In 2010, it added sexual preference to a clause in its code of conduct related to human rights. This fiscal year, training for managers will include education about LGBT issues.

Other Japanese companies are changing, too. This year, Sony Corp. started offering employees in same-sex partnerships the same family benefits it offers to employees in heterosexual marriages, even without government documentation; marriage is still limited to heterosexual couples in Japan. Panasonic Corp. is considering similar changes.

In December, Dai-ichi Life Insurance Co. brought its 1,300 Tokyo-based managers together for LGBT sensitivity training, and is aiming to roll out a video-based program to the rest of its 50,000 employees by the end of March. It’s a business imperative for employees to have a proper understanding of LGBT issues because it benefits not only staff, but customers as well, said Takashi Hamada, a manager in the company’s human resources department.

“Many of us just haven’t known of anyone who’s LGBT,” Hamada said, adding that greater awareness will nurture an environment in which being gay or transgender isn’t considered abnormal or unusual.

As it is now, Hamada isn’t aware of a single co-worker who’s come out, he said. An anonymous LGBT-issue hotline that his company set up in November has yet to receive a call.

A recent stroll through Shinjuku 2-chome, Tokyo’s gay district, suggested few had come out even to their families or straight friends, let alone their colleagues.

“I know the real name of only one woman who I’ve met here, since almost everyone goes by their nickname,” said Kato, 38, who asked only to be identified by her common last name. “I’ve come out to three people at work because they’re younger. It’d be hard to come out to anyone my age or older.”

Few have so far taken advantage of provisions from two Tokyo wards that started recognizing same-sex couples last fall. As of Feb. 23, Shibuya Ward had issued only seven partnership certificates, despite international media coverage of its first beneficiary: former Takarazuka performer Koyuki Higashi and her partner, Hiroko Matsuhara. Setagaya Ward had received partnership testimonies from 18 couples. About 1 million people live in the two wards.

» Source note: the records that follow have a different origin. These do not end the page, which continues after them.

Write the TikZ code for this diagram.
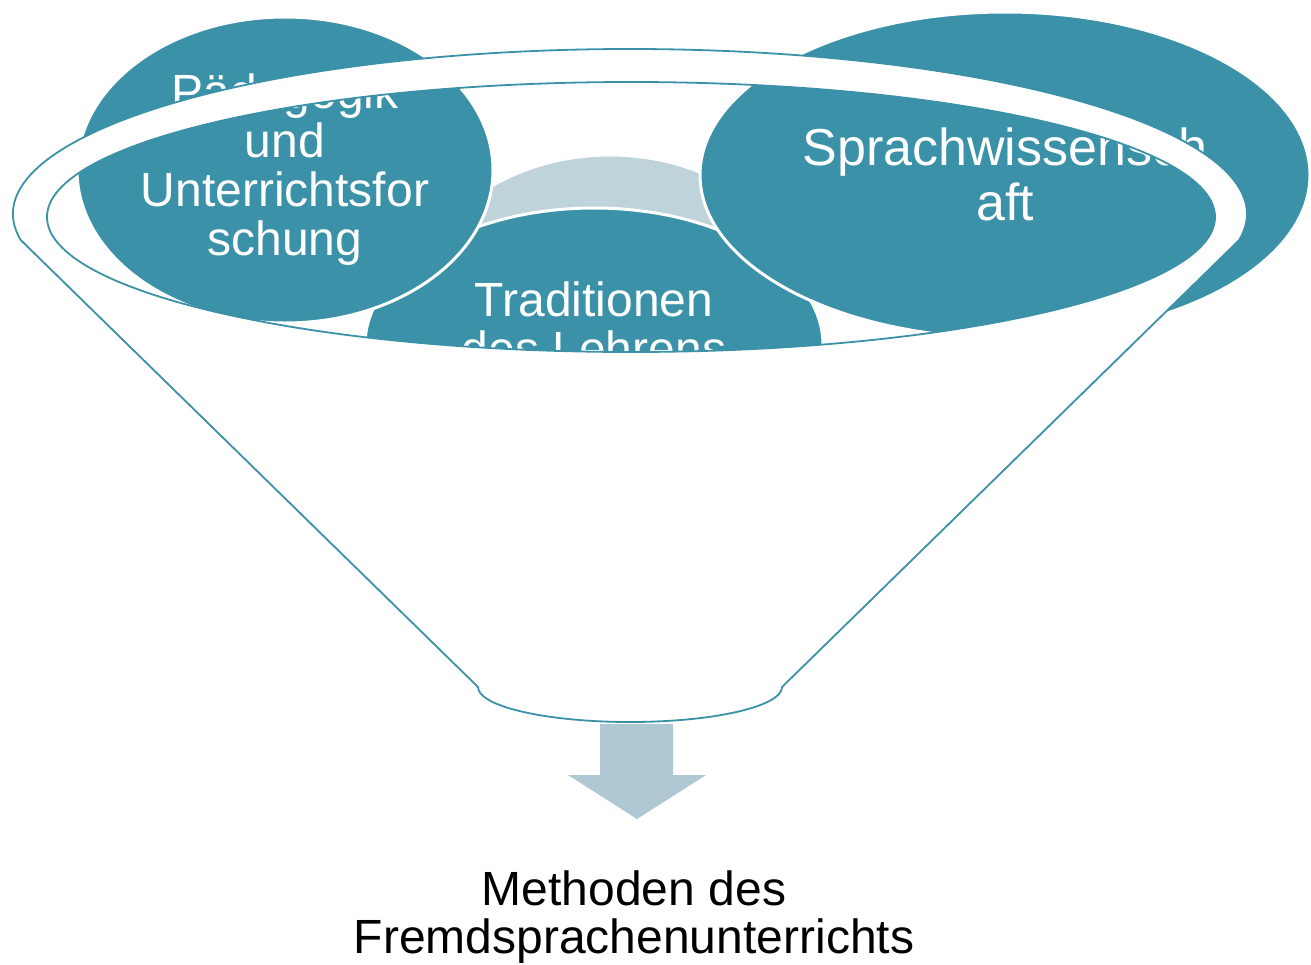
\documentclass[tikz,border=0pt]{standalone}
\usepackage{fontspec}
\setmainfont{Liberation Sans}
\definecolor{tealc}{RGB}{59,145,167}
\definecolor{lightbl}{RGB}{191,211,218}
\definecolor{arrowc}{RGB}{175,200,211}
\begin{document}
\begin{tikzpicture}[x=1pt,y=1pt,
  blob/.style={fill=tealc, draw=white, line width=3pt},
  lightblob/.style={fill=lightbl, draw=white, line width=3pt},
  lbl/.style={text=white, font=\fontsize{48}{49}\selectfont, anchor=base, inner sep=0pt},
  biglbl/.style={text=white, font=\fontsize{52}{54}\selectfont, anchor=base, inner sep=0pt},
  outlbl/.style={text=black, font=\fontsize{48}{49}\selectfont, anchor=base, inner sep=0pt},
  funnelbody/.style={fill=white, draw=tealc, line width=1.8pt, even odd rule, line join=round},
  arrowbody/.style={fill=arrowc}]
\useasboundingbox (0,0) rectangle (1311,-964);
\fill[white] (0,0) rectangle (1311,-964);
% light background circle
\path[lightblob] (610,-324) ellipse [x radius=205, y radius=169];
% Traditionen des Lehrens
\path[blob] (594,-345) ellipse [x radius=229, y radius=137];
\node[lbl] (t1) at (594,-316) {Traditionen};
\node[lbl] (t2) at (594,-365) {des Lehrens};
% Paedagogik
\path[blob] (285,-170) ellipse [x radius=208, y radius=153];
\node[lbl] (p1) at (285,-108) {Pädagogik};
\node[lbl] (p2) at (285,-157) {und};
\node[lbl] (p3) at (285,-206) {Unterrichtsfor};
\node[lbl] (p4) at (285,-255) {schung};
% Sprachwissenschaft
\path[blob] (1005,-175) ellipse [x radius=305, y radius=163];
\node[biglbl] (s1) at (1005,-165) {Sprachwissensch};
\node[biglbl] (s2) at (1005,-220) {aft};
% funnel
\path[funnelbody]
  (20.7,-240) arc[start angle=189.07, end angle=-9.07, x radius=617, y radius=165]
  -- (782,-687) arc[start angle=0, end angle=-180, x radius=152, y radius=35]
  -- cycle
  (631,-217) ellipse [x radius=584, y radius=135];
% arrow
\path[arrowbody] (600,-724) -- (673,-724) -- (673,-775) -- (706,-775) -- (637,-819)
  -- (568,-775) -- (600,-775) -- cycle;
% result text
\node[outlbl] (m1) at (634,-905) {Methoden des};
\node[outlbl] (m2) at (634,-953) {Fremdsprachenunterrichts};
\end{tikzpicture}
\end{document}
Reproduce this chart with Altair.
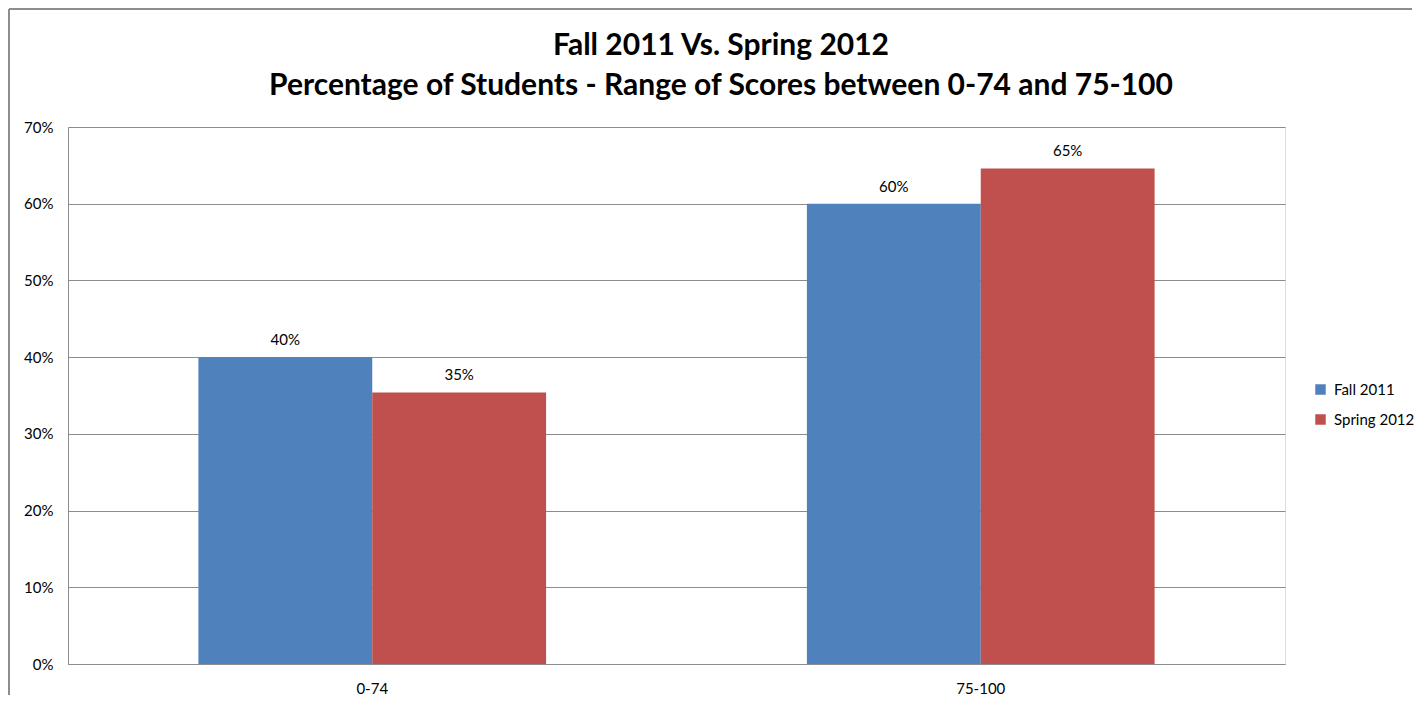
import altair as alt
import pandas as pd

categories = ["0-74", "75-100"]
series = ["Fall 2011", "Spring 2012"]
fall_2011 = [0.40, 0.60]
spring_2012 = [0.354, 0.646]
colors = ["#4F81BD", "#C0504D"]
title_lines = ["Fall 2011 Vs. Spring 2012",
               "Percentage of Students - Range of Scores between 0-74 and 75-100"]

rows = []
for i, c in enumerate(categories):
    rows.append({"range": c, "term": series[0], "value": fall_2011[i]})
    rows.append({"range": c, "term": series[1], "value": spring_2012[i]})
df = pd.DataFrame(rows)

FONT = "Lato"

x = alt.X("range:N", sort=categories, title=None,
          scale=alt.Scale(paddingInner=0.4286, paddingOuter=0.2143),
          axis=alt.Axis(labelAngle=0, labelFontSize=15, labelColor="#000000",
                        labelFont=FONT, ticks=False, labelPadding=17,
                        domainColor="#8c8c8c", grid=False))
y = alt.Y("value:Q", title=None,
          scale=alt.Scale(domain=[0, 0.7], nice=False),
          axis=alt.Axis(format=".0%", values=[0, 0.1, 0.2, 0.3, 0.4, 0.5, 0.6, 0.7],
                        labelFontSize=15, labelColor="#000000", labelFont=FONT,
                        ticks=False, labelPadding=15, domainColor="#8c8c8c",
                        gridColor="#8c8c8c", gridWidth=1))
xo = alt.XOffset("term:N", sort=series)

bars = alt.Chart(df).mark_bar(stroke=None).encode(
    x=x, y=y, xOffset=xo,
    color=alt.Color("term:N", sort=series,
                    scale=alt.Scale(domain=series, range=colors),
                    legend=alt.Legend(title=None, orient="none", legendX=1245, legendY=255,
                                      symbolType="square", symbolSize=110,
                                      symbolStrokeWidth=0,
                                      labelFontSize=15, labelFont=FONT,
                                      labelColor="#000000", rowPadding=14,
                                      labelOffset=6)),
)

labels = alt.Chart(df).mark_text(baseline="bottom", dy=-9, fontSize=15,
                                 font=FONT, color="#000000").encode(
    x=x, y=y, xOffset=xo,
    text=alt.Text("value:Q", format=".0%"),
)

frame_left = alt.Chart(df).mark_rule(stroke="#8c8c8c", strokeWidth=1.5).encode(
    x=alt.value(-59), y=alt.value(-118), y2=alt.value(568),
)
frame_top = alt.Chart(df).mark_rule(stroke="#8c8c8c", strokeWidth=1.5).encode(
    y=alt.value(-118), x=alt.value(-59), x2=alt.value(1344),
)

def title_line(txt, ypos):
    return alt.Chart(pd.DataFrame({"line": [txt]})).mark_text(
        fontSize=30, font=FONT, fontWeight="bold", color="#000000",
        align="center", baseline="middle").encode(
        x=alt.value(653), y=alt.value(ypos), text="line:N")

t1 = title_line(title_lines[0], -81)
t2 = title_line(title_lines[1], -41)

chart = alt.layer(bars, labels, frame_left, frame_top, t1, t2).properties(
    width=1217, height=537,
    autosize=alt.AutoSizeParams(type="none"),
    padding={"left": 60, "top": 119, "right": 129, "bottom": 34},
).configure_view(stroke=None).configure(background="#ffffff")

chart.save("out.html", embed_options={"renderer": "svg", "actions": False})
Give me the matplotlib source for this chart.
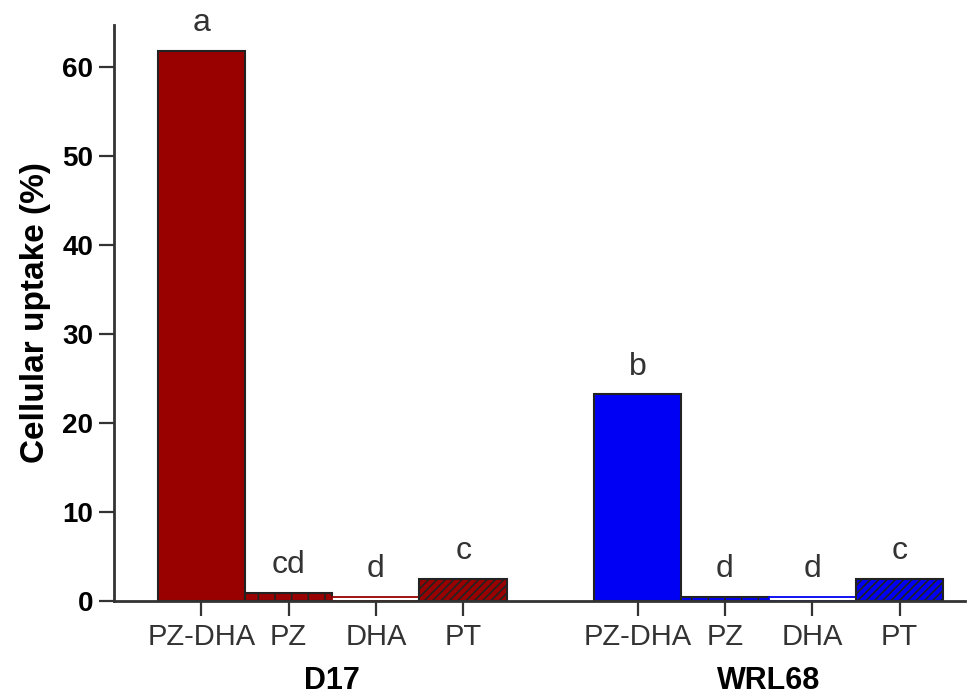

Still, time may be the most powerful ally for the Japanese LGBT community. Among 18-to-29-year-olds, Japanese are already among the world’s most accepting of sexual diversity — more so than Americans, Britons and the French, according to a 2013 Pew Research Center poll. That portends faster change in Japan in the decades ahead as today’s youth replace older, typically more conservative generations in the workplace.

Some of Japan’s lawmakers are attempting to accelerate the change, drafting a bill that would ban discrimination based on a person’s sexual orientation in the workplace and in schools. Goshi Hosono, policy chief for the main opposition force, the Democratic Party of Japan, said he wants the bill passed before Tokyo hosts the Olympics in 2020.

“The private sector is miles ahead of us,” Hosono, 44, said in an interview. “If we ban discrimination by law, I think society will go even further.”

  • less-a-moron

    I think it is great that the law protects all people. But why would somebody make it a point to talk about their personal life at work?

    • Jameika

      The law does not protect all people. The law certainly does not protect against discrimination against the LGBT community. That’s why it’s important to talk about one’s personal life at work (should it come up) because straight people do this ALL THE TIME. They get holidays for getting married. Everyone is expected to give someone who gets married gifts and congratulations. They openly talk about their spouses, who they might be dating, what opposite-sex members of an office might be interested in them.

      You don’t have to be gay to notice all the heterosex talk, but it helps to have a bit of perspective on how much gay people are expected to keep to private.

      And that’s why people think it’s okay to ignore the discrimination: “I don’t know anyone who is gay.”

      Sure you do.

    • blondein_tokyo

      That’s rather a strange question. Do you mean that you have never made friends at work? You don’t ever go out with co-workers for after-work drinks? You don’t recognize the necessity of socializing for work in Japan? Even in casual small talk with business acquaintances, topics like “What are you doing this weekend?” “How was your weekend?” “What are you doing in summer vacation?” come up all the time.

      For a person with a same-sex partner, this is fraught with anxiety. If they are closeted, they have to consciously remember to switch pronouns and not use their partner’s name. They have to say “I’ instead of “we”. They have to be vague, which often translates to being unfriendly.

      And how are they to explain things like needing personal time off to the boss without ever mentioning the partner they are planning to spend that time with? Are they to constantly lie?
      And what if you are one of the people who is actually married to your same sex partner? If you wear a wedding ring? If someone flat-out asks you about the partner they know you have, are you to lie?

      If you take note of the number of times people casually mention “my wife/husband” or “my girlfriend/boyfriend” at the office and when out with co-workers, you will realize exactly how often personal subjects that involve a partner actually come up at work.
      It can be seriously anxiety inducing if you are forced to constantly be on your guard. And this is just ONE aspect of what being in the closet at work is like.

      • less-a-moron

        The times are a changing. But when I worked in Japan I never knew anything about my Japanese coworkers personal lives. And I never talked about mine.

  • skillet

    Some “progress” is not necessarily progress.

  • Jameika

    Why, Japan Times, is the article about gay people in the work place and how “normal” gay people are represented by that photo? In what way is someone dressed as a cartoon character from Frozen in any way representing the community or, more importantly, the discrimination people face at work?

  • Buck

    Banning discrimination based on a person’s sexual orientation in the workplace and in schools is a good idea. People should be free to feel however they want. Curious how exactly people are currently being discriminated against now based on sexual orientation, I assume there might be a behavior component. Indeed, there should still be bans against various types’ sexual behavior.